** begin Supplied data **

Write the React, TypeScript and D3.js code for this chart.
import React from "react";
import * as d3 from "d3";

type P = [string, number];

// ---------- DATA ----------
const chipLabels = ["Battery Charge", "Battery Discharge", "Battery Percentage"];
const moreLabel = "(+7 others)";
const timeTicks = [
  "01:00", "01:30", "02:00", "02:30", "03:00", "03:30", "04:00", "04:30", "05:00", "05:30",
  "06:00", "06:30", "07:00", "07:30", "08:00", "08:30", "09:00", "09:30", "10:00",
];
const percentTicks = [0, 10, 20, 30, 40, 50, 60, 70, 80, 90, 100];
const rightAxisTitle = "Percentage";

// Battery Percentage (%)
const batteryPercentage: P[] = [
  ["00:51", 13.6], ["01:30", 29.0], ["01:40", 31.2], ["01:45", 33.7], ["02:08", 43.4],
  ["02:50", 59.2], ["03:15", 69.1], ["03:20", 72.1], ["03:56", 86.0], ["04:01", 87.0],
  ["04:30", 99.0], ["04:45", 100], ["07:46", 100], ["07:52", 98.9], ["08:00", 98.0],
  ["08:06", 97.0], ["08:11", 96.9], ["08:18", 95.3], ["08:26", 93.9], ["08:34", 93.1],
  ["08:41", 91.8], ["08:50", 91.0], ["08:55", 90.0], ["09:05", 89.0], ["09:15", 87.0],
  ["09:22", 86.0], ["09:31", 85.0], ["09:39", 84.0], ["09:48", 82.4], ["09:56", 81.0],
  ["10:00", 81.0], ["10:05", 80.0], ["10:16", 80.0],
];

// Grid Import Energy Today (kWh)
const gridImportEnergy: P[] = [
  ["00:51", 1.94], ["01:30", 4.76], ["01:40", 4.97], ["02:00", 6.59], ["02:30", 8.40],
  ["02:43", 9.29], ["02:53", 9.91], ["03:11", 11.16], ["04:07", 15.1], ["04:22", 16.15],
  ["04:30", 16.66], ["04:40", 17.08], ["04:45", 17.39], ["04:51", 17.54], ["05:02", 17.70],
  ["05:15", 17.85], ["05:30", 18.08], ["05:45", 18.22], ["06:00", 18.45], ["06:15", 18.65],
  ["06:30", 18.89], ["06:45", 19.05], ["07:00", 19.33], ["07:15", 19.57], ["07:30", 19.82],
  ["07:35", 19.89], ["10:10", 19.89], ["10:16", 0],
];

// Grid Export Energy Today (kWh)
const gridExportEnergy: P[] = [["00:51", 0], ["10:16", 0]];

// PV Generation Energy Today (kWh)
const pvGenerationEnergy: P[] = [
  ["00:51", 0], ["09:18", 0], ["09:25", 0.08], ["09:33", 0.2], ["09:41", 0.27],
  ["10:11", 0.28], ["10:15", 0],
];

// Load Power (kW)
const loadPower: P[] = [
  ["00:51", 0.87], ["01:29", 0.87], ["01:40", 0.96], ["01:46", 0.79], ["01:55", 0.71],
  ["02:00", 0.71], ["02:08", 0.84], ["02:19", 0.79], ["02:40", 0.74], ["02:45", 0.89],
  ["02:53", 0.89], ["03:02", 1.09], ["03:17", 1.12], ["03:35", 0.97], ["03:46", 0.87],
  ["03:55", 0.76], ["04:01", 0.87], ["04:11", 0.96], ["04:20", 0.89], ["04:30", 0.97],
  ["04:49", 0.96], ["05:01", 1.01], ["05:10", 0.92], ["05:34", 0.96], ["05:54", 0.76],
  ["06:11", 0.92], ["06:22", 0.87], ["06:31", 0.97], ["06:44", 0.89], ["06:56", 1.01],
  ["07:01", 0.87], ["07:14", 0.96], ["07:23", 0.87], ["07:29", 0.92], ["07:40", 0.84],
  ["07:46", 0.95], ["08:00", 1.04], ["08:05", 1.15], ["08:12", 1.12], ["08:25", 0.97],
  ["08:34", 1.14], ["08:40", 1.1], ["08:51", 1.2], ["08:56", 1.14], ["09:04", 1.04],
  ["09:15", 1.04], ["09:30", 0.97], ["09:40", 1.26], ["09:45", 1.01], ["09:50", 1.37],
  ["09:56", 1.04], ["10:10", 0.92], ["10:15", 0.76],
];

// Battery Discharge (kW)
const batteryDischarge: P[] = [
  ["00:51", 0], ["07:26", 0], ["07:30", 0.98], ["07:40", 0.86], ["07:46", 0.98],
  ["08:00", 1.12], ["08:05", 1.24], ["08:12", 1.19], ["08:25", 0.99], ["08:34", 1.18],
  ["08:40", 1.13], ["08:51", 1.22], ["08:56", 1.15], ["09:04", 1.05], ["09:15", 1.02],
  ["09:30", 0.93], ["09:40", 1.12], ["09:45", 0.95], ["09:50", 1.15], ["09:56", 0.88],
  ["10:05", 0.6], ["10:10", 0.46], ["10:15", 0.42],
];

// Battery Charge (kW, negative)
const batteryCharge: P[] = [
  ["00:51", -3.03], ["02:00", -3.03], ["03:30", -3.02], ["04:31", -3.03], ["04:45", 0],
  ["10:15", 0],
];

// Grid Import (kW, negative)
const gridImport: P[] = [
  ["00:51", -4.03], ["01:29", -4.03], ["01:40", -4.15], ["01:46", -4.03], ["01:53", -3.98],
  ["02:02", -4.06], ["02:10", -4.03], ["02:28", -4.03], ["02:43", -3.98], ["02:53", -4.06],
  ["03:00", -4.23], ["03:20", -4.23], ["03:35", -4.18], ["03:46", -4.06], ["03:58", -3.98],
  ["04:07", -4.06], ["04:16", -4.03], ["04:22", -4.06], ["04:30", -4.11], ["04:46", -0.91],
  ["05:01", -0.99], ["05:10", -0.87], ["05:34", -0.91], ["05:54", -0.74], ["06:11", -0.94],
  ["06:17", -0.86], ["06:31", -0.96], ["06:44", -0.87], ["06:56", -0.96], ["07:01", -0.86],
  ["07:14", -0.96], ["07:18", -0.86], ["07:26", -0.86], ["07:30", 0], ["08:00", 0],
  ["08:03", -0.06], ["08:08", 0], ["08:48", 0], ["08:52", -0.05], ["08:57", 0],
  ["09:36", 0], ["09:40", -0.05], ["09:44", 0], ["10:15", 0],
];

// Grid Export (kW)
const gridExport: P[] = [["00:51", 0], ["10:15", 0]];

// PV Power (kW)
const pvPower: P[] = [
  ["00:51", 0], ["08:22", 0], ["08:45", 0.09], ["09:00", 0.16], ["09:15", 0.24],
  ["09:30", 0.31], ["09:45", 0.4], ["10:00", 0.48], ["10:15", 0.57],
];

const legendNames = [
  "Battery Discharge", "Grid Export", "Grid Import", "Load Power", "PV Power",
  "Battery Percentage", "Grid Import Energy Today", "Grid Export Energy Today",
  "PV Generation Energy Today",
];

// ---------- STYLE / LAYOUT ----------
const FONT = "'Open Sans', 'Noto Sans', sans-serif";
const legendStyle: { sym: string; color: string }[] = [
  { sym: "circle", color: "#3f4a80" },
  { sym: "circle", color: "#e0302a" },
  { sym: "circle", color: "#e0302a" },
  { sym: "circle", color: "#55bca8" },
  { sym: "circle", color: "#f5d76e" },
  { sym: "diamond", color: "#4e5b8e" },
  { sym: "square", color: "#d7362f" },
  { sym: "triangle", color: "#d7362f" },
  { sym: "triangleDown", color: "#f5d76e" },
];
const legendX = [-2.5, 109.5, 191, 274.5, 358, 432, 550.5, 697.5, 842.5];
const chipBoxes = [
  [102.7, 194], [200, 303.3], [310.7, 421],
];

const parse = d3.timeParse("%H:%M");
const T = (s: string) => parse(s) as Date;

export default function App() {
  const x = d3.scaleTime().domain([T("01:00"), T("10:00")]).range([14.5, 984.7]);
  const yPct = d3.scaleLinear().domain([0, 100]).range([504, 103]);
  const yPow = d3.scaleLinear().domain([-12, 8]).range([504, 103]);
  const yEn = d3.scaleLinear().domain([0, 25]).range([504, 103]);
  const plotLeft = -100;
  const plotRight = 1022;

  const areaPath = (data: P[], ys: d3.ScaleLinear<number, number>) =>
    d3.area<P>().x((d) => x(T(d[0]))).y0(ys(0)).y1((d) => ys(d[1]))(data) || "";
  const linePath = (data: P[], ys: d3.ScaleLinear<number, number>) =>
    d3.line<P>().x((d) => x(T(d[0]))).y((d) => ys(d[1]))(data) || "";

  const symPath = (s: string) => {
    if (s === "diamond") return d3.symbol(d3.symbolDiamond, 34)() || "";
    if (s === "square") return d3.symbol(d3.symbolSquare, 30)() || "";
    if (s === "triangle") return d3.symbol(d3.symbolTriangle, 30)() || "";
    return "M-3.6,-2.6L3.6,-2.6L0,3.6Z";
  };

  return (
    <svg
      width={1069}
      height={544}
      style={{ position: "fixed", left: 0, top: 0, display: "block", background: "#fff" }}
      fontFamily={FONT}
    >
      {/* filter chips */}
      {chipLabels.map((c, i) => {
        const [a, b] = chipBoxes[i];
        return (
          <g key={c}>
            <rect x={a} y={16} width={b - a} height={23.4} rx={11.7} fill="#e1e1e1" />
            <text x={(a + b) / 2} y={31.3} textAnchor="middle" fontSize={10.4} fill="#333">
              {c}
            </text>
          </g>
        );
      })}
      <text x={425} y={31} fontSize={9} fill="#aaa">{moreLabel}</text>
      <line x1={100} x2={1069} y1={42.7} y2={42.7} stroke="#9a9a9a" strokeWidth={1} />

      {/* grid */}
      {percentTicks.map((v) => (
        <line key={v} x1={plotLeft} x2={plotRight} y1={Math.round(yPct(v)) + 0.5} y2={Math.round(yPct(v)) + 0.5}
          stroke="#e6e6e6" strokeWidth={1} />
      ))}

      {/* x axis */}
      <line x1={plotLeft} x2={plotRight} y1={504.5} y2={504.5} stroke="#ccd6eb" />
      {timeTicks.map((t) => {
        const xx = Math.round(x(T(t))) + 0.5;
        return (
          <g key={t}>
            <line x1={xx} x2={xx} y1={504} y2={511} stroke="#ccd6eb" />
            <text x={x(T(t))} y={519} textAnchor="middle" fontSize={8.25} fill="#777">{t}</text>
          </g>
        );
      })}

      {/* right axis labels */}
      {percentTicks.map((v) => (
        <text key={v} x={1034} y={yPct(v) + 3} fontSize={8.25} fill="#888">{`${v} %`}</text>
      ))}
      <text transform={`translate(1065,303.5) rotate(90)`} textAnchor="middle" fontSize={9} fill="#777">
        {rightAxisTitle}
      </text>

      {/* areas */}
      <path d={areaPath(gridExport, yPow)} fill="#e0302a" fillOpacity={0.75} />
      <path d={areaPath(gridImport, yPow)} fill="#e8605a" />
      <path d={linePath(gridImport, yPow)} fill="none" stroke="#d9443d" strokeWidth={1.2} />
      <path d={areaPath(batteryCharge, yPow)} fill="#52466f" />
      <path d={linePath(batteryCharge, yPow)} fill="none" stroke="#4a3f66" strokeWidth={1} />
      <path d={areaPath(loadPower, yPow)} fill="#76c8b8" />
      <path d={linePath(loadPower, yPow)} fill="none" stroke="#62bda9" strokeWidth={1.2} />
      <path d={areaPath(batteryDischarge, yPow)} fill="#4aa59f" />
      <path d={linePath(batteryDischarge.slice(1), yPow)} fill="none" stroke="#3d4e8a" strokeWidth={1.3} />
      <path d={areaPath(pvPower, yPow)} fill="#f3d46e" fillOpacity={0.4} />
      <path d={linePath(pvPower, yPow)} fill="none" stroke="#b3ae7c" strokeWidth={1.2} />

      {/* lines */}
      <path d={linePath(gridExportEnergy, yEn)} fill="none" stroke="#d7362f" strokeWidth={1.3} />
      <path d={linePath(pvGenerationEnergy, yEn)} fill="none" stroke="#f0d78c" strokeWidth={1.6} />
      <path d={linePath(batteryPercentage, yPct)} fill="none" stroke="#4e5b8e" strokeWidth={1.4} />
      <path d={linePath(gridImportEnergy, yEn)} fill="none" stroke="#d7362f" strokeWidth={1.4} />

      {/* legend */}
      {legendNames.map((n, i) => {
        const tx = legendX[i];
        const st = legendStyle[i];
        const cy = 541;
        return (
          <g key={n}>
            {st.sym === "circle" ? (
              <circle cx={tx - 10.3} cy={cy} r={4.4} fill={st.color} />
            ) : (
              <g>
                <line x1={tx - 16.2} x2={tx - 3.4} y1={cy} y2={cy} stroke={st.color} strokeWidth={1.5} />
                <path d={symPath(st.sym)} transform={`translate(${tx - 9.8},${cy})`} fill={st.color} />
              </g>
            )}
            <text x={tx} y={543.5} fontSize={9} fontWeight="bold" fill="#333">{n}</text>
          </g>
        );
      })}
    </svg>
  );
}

** end Supplied data **
** begin Supplied data **

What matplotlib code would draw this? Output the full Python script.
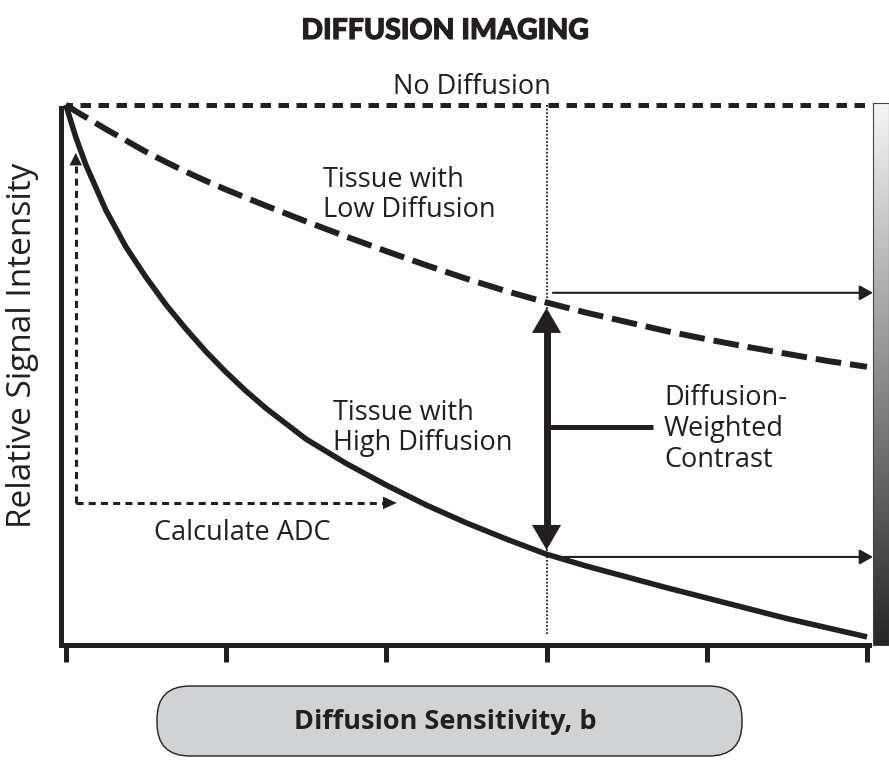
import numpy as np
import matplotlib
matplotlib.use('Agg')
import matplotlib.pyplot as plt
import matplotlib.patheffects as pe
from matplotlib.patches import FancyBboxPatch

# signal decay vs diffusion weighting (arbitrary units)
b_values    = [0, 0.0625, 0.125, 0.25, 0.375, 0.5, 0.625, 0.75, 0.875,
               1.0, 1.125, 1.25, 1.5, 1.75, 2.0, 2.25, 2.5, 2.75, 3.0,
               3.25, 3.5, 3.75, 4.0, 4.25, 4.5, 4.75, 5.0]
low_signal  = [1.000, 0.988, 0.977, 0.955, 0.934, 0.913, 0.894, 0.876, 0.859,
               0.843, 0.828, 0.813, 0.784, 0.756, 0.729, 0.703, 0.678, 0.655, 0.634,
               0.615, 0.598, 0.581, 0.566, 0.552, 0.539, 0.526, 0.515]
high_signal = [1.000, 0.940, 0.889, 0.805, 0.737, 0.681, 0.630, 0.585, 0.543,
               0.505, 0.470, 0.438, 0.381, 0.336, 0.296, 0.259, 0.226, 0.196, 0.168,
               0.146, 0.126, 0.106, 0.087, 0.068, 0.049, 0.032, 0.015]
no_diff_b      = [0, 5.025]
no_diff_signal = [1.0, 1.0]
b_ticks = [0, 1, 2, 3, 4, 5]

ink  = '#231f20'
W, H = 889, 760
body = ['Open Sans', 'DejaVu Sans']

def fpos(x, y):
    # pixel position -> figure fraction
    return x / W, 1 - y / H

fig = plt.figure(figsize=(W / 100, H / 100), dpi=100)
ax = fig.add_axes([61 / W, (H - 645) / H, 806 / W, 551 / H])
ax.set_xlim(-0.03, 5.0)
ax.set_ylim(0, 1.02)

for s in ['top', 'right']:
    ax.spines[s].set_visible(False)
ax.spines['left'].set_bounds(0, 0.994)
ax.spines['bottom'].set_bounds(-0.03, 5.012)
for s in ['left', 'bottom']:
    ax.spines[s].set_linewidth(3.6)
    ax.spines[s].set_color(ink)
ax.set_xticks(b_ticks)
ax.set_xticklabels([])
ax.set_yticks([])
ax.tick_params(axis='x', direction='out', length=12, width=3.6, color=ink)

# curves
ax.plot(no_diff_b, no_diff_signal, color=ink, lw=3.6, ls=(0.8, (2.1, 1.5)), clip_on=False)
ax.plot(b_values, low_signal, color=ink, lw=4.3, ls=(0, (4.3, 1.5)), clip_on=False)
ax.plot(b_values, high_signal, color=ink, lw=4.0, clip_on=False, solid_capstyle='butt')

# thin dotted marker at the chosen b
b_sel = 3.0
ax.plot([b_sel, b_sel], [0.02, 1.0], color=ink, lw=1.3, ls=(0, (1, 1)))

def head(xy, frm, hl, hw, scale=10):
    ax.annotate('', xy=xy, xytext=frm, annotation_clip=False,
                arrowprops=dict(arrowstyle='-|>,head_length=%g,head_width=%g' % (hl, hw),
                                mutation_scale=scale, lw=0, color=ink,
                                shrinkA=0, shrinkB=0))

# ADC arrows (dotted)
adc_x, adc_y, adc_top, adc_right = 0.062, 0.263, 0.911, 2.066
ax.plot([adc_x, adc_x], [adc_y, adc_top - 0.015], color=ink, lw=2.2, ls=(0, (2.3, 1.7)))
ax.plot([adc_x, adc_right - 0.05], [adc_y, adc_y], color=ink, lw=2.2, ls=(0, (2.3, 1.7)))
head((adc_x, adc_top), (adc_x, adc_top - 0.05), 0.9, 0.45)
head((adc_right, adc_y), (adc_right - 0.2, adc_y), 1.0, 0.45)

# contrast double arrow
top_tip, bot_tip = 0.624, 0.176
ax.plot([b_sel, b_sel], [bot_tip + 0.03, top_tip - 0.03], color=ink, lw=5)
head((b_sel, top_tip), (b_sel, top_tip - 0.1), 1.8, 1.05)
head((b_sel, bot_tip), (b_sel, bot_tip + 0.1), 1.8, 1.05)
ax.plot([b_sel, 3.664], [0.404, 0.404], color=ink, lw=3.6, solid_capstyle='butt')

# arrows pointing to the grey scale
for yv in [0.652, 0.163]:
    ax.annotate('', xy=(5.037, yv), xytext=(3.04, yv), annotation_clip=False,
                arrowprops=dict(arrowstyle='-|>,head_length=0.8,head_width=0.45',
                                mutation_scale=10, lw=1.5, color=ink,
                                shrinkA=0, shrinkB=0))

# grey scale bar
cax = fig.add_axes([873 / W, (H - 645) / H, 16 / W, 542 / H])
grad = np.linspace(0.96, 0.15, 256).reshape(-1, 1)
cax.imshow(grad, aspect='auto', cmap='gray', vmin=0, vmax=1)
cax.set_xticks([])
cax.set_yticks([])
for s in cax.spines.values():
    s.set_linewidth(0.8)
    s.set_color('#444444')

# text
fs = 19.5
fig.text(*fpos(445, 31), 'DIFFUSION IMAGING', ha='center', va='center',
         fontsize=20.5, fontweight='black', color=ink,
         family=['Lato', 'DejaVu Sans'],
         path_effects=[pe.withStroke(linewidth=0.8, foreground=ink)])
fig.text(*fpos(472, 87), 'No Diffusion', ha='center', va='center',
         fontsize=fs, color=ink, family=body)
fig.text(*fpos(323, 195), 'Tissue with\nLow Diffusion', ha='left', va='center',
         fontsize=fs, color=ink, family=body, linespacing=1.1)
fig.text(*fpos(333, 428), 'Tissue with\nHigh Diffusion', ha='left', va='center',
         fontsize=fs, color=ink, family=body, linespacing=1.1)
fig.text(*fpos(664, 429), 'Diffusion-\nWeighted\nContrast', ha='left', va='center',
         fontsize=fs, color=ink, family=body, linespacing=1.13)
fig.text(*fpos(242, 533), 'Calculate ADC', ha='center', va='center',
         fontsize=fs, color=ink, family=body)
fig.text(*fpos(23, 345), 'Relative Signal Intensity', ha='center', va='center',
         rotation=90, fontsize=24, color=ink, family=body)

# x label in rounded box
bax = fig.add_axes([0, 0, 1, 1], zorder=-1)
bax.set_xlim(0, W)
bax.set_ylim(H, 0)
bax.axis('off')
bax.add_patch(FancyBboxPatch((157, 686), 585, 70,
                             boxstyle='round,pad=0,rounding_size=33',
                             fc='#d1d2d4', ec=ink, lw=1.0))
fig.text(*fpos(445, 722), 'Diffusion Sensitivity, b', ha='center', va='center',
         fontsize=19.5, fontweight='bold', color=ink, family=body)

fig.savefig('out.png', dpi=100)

** end Supplied data **

The first line to copy holds "What matplotlib code", and the last holds "from matplotlib.patches import FancyBboxPatch". Copy them and the lines between exactly, leaving out pictures.

What matplotlib code would draw this? Output the full Python script.
import numpy as np
import matplotlib
matplotlib.use('Agg')
import matplotlib.pyplot as plt
import matplotlib.patheffects as pe
from matplotlib.patches import FancyBboxPatch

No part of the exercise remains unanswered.